- Exercise details
Reproduce the listing word for word, leaving every picture behind.
____________________
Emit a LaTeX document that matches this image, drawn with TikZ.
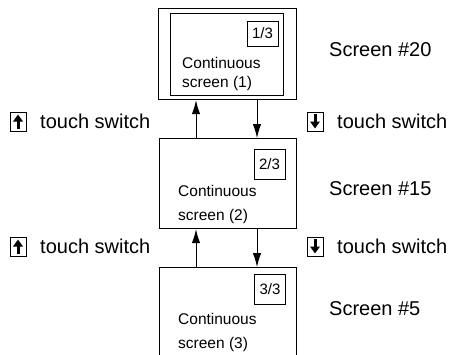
\documentclass[tikz,border=0pt]{standalone}
\usepackage{fontspec}
\setmainfont{Liberation Sans}
\usetikzlibrary{arrows.meta}
\begin{document}
\begin{tikzpicture}[x=1pt,y=-1pt,
  box/.style={draw,line width=1.2pt,inner sep=0pt,anchor=north west},
  tag/.style={draw,line width=0.9pt,inner sep=0pt,minimum width=31pt,font=\fontsize{15}{18}\selectfont},
  intext/.style={anchor=base west,inner sep=0pt,font=\fontsize{15.5}{18}\selectfont},
  outtext/.style={anchor=base west,inner sep=0pt,font=\fontsize{20}{24}\selectfont},
  icon/.style={draw,line width=1pt,inner sep=0pt,minimum width=16pt,minimum height=19pt},
  arr/.style={line width=1pt,-{Latex[length=14pt,width=8.5pt]}},
  iconarrow/.style={line width=3pt,-{Triangle[length=7pt,width=9.5pt]}}
]
\clip (0,0) rectangle (452,354);
% screen 1
\node[box,minimum width=138pt,minimum height=91pt] (b1) at (158,8) {};
\node[box,minimum width=113pt,minimum height=82pt] (b1i) at (170,13) {};
\node[tag,minimum height=25pt] (t1) at (262.5,33.5) {1/3};
\node[intext] (c1) at (182,68) {Continuous};
\node[intext] (s1) at (182,87) {screen (1)};
% screen 2
\node[box,minimum width=137pt,minimum height=90pt] (b2) at (159,138) {};
\node[tag,minimum height=30pt] (t2) at (269.5,164) {2/3};
\node[intext] (c2) at (178,196) {Continuous};
\node[intext] (s2) at (178,220) {screen (2)};
% screen 3
\node[box,minimum width=137pt,minimum height=120pt] (b3) at (159,267) {};
\node[tag,minimum height=30pt] (t3) at (270,289) {3/3};
\node[intext] (c3) at (178,324) {Continuous};
\node[intext] (s3) at (178,348) {screen (3)};
% arrows
\coordinate (ux) at (196,0);
\coordinate (dx) at (257,0);
\draw[arr] (b2.north -| ux) -- (b1.south -| ux);
\draw[arr] (b1.south -| dx) -- (b2.north -| dx);
\draw[arr] (b3.north -| ux) -- (b2.south -| ux);
\draw[arr] (b2.south -| dx) -- (b3.north -| dx);
% screen labels
\node[outtext] (n20) at (329,56) {Screen \#20};
\node[outtext] (n15) at (329,195) {Screen \#15};
\node[outtext] (n5) at (329,315) {Screen \#5};
% touch switch labels
\node[icon] (iu1) at (18,121.5) {};
\draw[iconarrow] ([yshift=-7.5pt]iu1.center) -- ([yshift=7pt]iu1.center);
\node[outtext] (lu1) at (40,128) {touch switch};
\node[icon] (id1) at (315,121.5) {};
\draw[iconarrow] ([yshift=7.5pt]id1.center) -- ([yshift=-7pt]id1.center);
\node[outtext] (ld1) at (337,128) {touch switch};
\node[icon] (iu2) at (18,246.5) {};
\draw[iconarrow] ([yshift=-7.5pt]iu2.center) -- ([yshift=7pt]iu2.center);
\node[outtext] (lu2) at (40,253) {touch switch};
\node[icon] (id2) at (315,246.5) {};
\draw[iconarrow] ([yshift=7.5pt]id2.center) -- ([yshift=-7pt]id2.center);
\node[outtext] (ld2) at (337,253) {touch switch};
\end{tikzpicture}
\end{document}
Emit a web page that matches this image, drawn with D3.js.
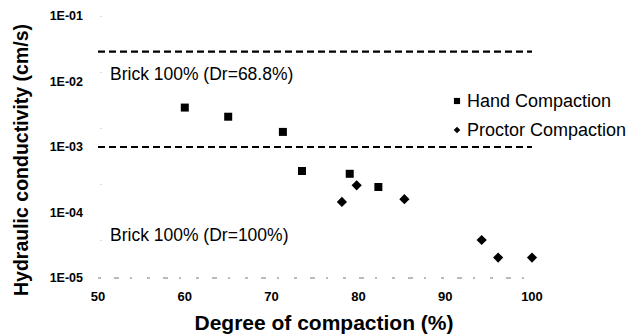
____________________
- Solution for this problem
Emit a LaTeX document that matches this image, drawn with TikZ.
\documentclass[tikz,border=0pt]{standalone}
\usepackage{fontspec}
\setmainfont{Liberation Sans}
\usetikzlibrary{arrows.meta}
\begin{document}
\begin{tikzpicture}[x=1pt,y=-1pt,
  box/.style={draw,line width=1.2pt,inner sep=0pt,anchor=north west},
  tag/.style={draw,line width=0.9pt,inner sep=0pt,minimum width=31pt,font=\fontsize{15}{18}\selectfont},
  intext/.style={anchor=base west,inner sep=0pt,font=\fontsize{15.5}{18}\selectfont},
  outtext/.style={anchor=base west,inner sep=0pt,font=\fontsize{20}{24}\selectfont},
  icon/.style={draw,line width=1pt,inner sep=0pt,minimum width=16pt,minimum height=19pt},
  arr/.style={line width=1pt,-{Latex[length=14pt,width=8.5pt]}},
  iconarrow/.style={line width=3pt,-{Triangle[length=7pt,width=9.5pt]}}
]
\clip (0,0) rectangle (452,354);
% screen 1
\node[box,minimum width=138pt,minimum height=91pt] (b1) at (158,8) {};
\node[box,minimum width=113pt,minimum height=82pt] (b1i) at (170,13) {};
\node[tag,minimum height=25pt] (t1) at (262.5,33.5) {1/3};
\node[intext] (c1) at (182,68) {Continuous};
\node[intext] (s1) at (182,87) {screen (1)};
% screen 2
\node[box,minimum width=137pt,minimum height=90pt] (b2) at (159,138) {};
\node[tag,minimum height=30pt] (t2) at (269.5,164) {2/3};
\node[intext] (c2) at (178,196) {Continuous};
\node[intext] (s2) at (178,220) {screen (2)};
% screen 3
\node[box,minimum width=137pt,minimum height=120pt] (b3) at (159,267) {};
\node[tag,minimum height=30pt] (t3) at (270,289) {3/3};
\node[intext] (c3) at (178,324) {Continuous};
\node[intext] (s3) at (178,348) {screen (3)};
% arrows
\coordinate (ux) at (196,0);
\coordinate (dx) at (257,0);
\draw[arr] (b2.north -| ux) -- (b1.south -| ux);
\draw[arr] (b1.south -| dx) -- (b2.north -| dx);
\draw[arr] (b3.north -| ux) -- (b2.south -| ux);
\draw[arr] (b2.south -| dx) -- (b3.north -| dx);
% screen labels
\node[outtext] (n20) at (329,56) {Screen \#20};
\node[outtext] (n15) at (329,195) {Screen \#15};
\node[outtext] (n5) at (329,315) {Screen \#5};
% touch switch labels
\node[icon] (iu1) at (18,121.5) {};
\draw[iconarrow] ([yshift=-7.5pt]iu1.center) -- ([yshift=7pt]iu1.center);
\node[outtext] (lu1) at (40,128) {touch switch};
\node[icon] (id1) at (315,121.5) {};
\draw[iconarrow] ([yshift=7.5pt]id1.center) -- ([yshift=-7pt]id1.center);
\node[outtext] (ld1) at (337,128) {touch switch};
\node[icon] (iu2) at (18,246.5) {};
\draw[iconarrow] ([yshift=-7.5pt]iu2.center) -- ([yshift=7pt]iu2.center);
\node[outtext] (lu2) at (40,253) {touch switch};
\node[icon] (id2) at (315,246.5) {};
\draw[iconarrow] ([yshift=7.5pt]id2.center) -- ([yshift=-7pt]id2.center);
\node[outtext] (ld2) at (337,253) {touch switch};
\end{tikzpicture}
\end{document}
Emit a web page that matches this image, drawn with D3.js.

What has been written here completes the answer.